La señora García es una convencida europeísta, pero también en Europa percibe mucha incertidumbre. Ve que políticamente, las cosas se están complicando en muchos Estados miembros: los líderes extremistas van ganando terreno y, como le comentaba un amigo, “es la primera vez que la derecha populista nacionalista lidera las encuestas de voto en Alemania, Francia, Italia y Reino Unido simultáneamente”. “¿Quiénes estarán al frente de Europa dentro de cinco años? –se pregunta la empresaria– ¿Y cómo se afrontarán los desafíos imprescindibles que tenemos pendientes?”. La señora García sigue sin ver grandes avances en la implementación de las recomendaciones de los planes Draghi y Letta, mientras su empresa sigue sufriendo requisitos regulatorios extremadamente gravosos. “Ya no puedo permitirme tener más gente en mi empresa dedicada a rellenar formularios” –dice a quien le quiera escuchar. Desde hace tiempo se ha estado preparando para cumplir con las diversas directivas europeas en materia de sostenibilidad, lo que le obligaba a pedir innumerable información a sus proveedores. Ahora la Comisión acaba de lanzar un paquete de simplificación normativa que tenía buena pinta, pero no ve claro que la reducción de burocracia sea suficiente (aparte de que cambia la existente y genera costes de adaptación). Por otra parte, Igarsa es intensiva en energía (como muchas industrias) y, por un lado, la estrategia de descarbonización europea parece clara, pero, por otro, comienzan a surgir dudas sobre los plazos de cumplimiento. “Ya no sé a qué atenerme. Lo último que quiero es incurrir en los costes de cumplir para que luego todo se retrase”.
En paralelo, está preocupada porque en enero del año que viene la UE introducirá una especie de “arancel al carbono” que gravará las importaciones de productos con un alto contenido en CO2, inicialmente hierro, acero, cemento, aluminio, fertilizantes, electricidad e hidrógeno. Igersa compra aluminio de China, de modo que sus costes van a aumentar.

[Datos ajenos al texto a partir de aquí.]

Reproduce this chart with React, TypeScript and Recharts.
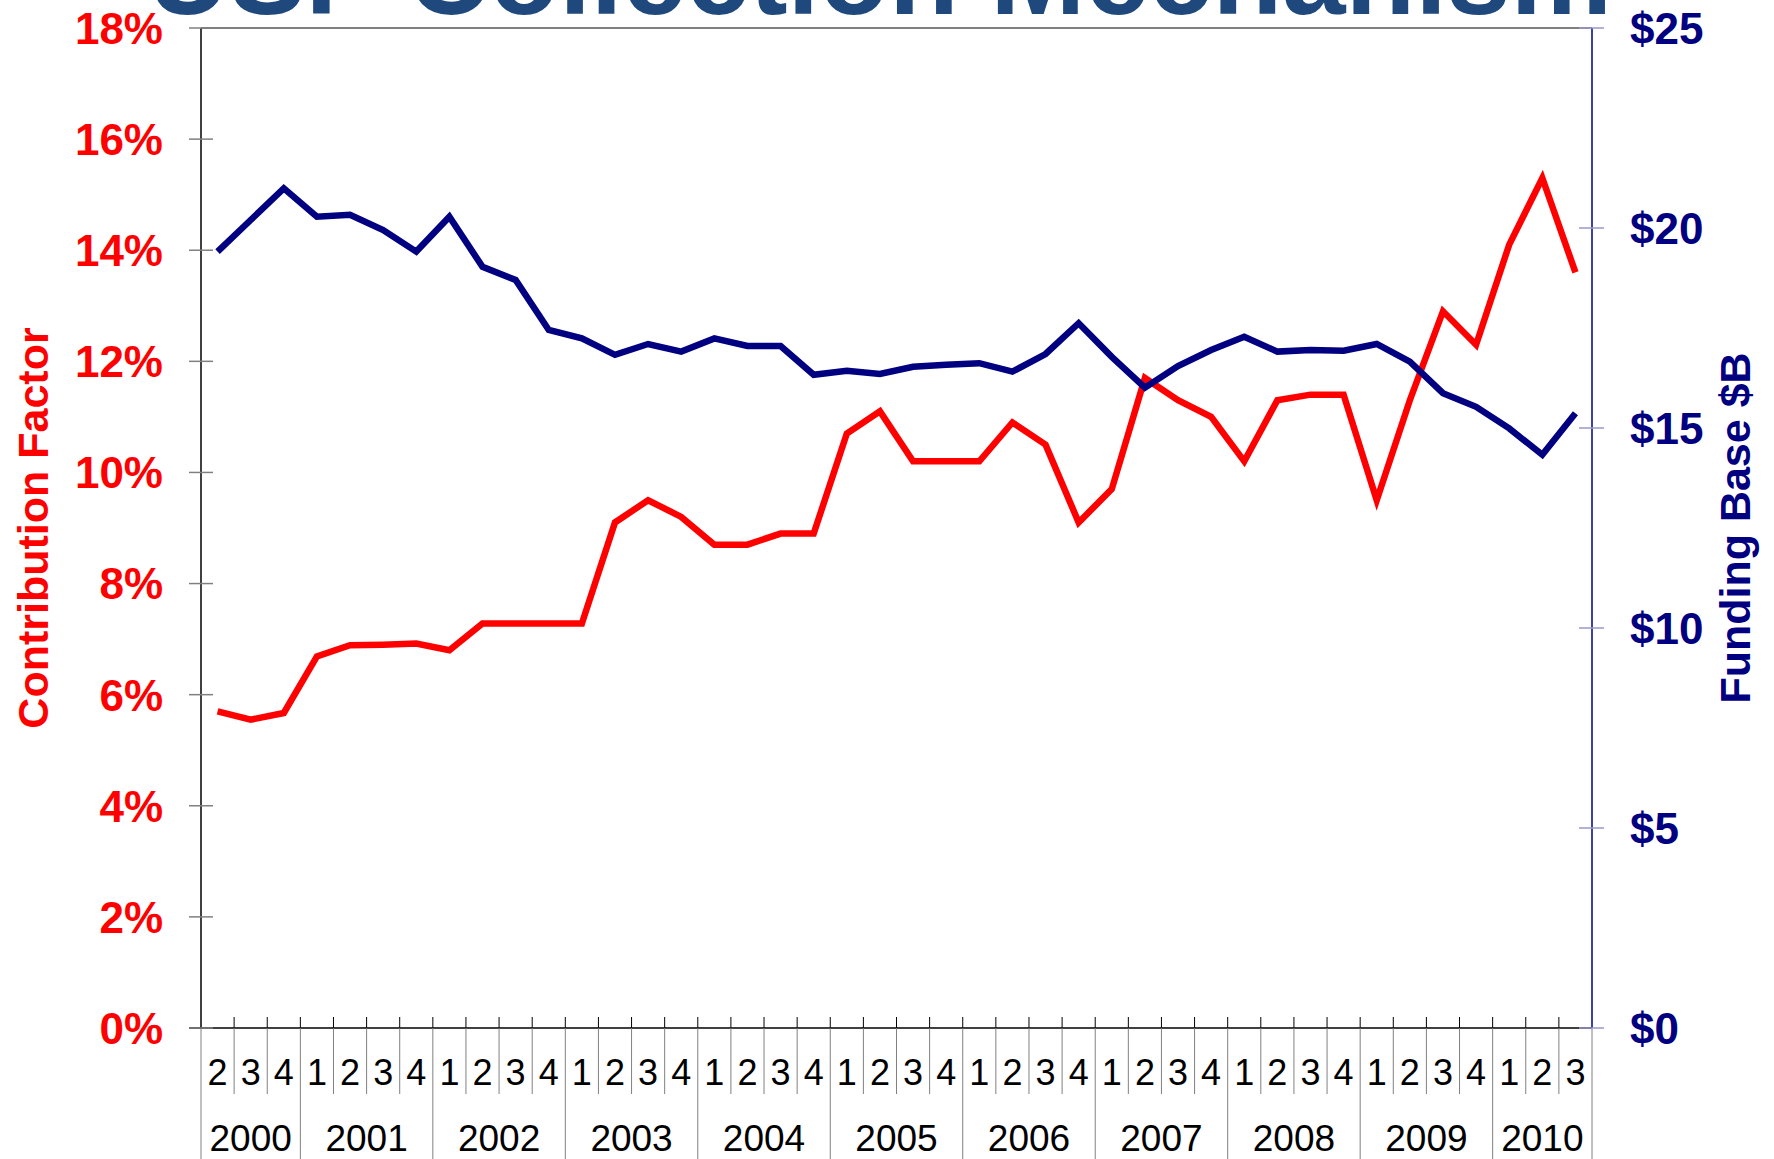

Por otro lado, aunque la Comisión alega –y con razón– que esto no es una medida proteccionista, sino una forma de igualar las condiciones de producción entre la UE y el resto del mundo, en el mundo actual ni EE. UU. ni China ni India –entre otros– lo van a percibir así, de manera que cuando el CBAM (que así se llama el arancel) se aplique, seguro que esos países responden imponiendo aranceles a otros productos.
En España la cosa tampoco es sencilla. Aunque la economía va bastante bien (después de años lidiando con elevadísimos costes energéticos por la guerra de Ucrania), el apagón del pasado 28 de abril le ha dejado algo preocupada. No entiende por qué los políticos discuten sobre el mix energético y la seguridad de suministro como si fuera una cuestión de ideología, cuando debería ser puramente técnica y parte de un pacto de Estado. Otro temor le viene por los crecientes costes laborales. Ella entiende las demandas salariales de sus empleados, dado el incremento de precios de bienes imprescindibles como la vivienda (“No entiendo como no se construyen muchísimas más casas”, repite todo el rato, insistiendo en que cualquier empresario sabe que los precios suben no solo cuando crece la demanda, sino cuando falta oferta), pero también insiste en que, si la productividad no acompaña, la rentabilidad de la empresa no podrá sostenerse. En este sentido, le preocupa también la reducción de la jornada laboral, que podría generar importantes disrupciones en su cadena de producción. “No entiendo muy bien cómo por un lado se habla de mejorar la competitividad industrial y por otro lado se encarecen los costes laborales de una forma diferencial respecto al resto de Europa”.
Demasiadas incertidumbres. La señora García se confiesa incapaz de hacer un plan de negocio ni siquiera a un año vista. A pesar de todo, conserva un cierto optimismo y se limita a bromear a todo aquel que le pregunta cómo van las cosas: “Ya ves. Elegí una mala década para montar una empresa”.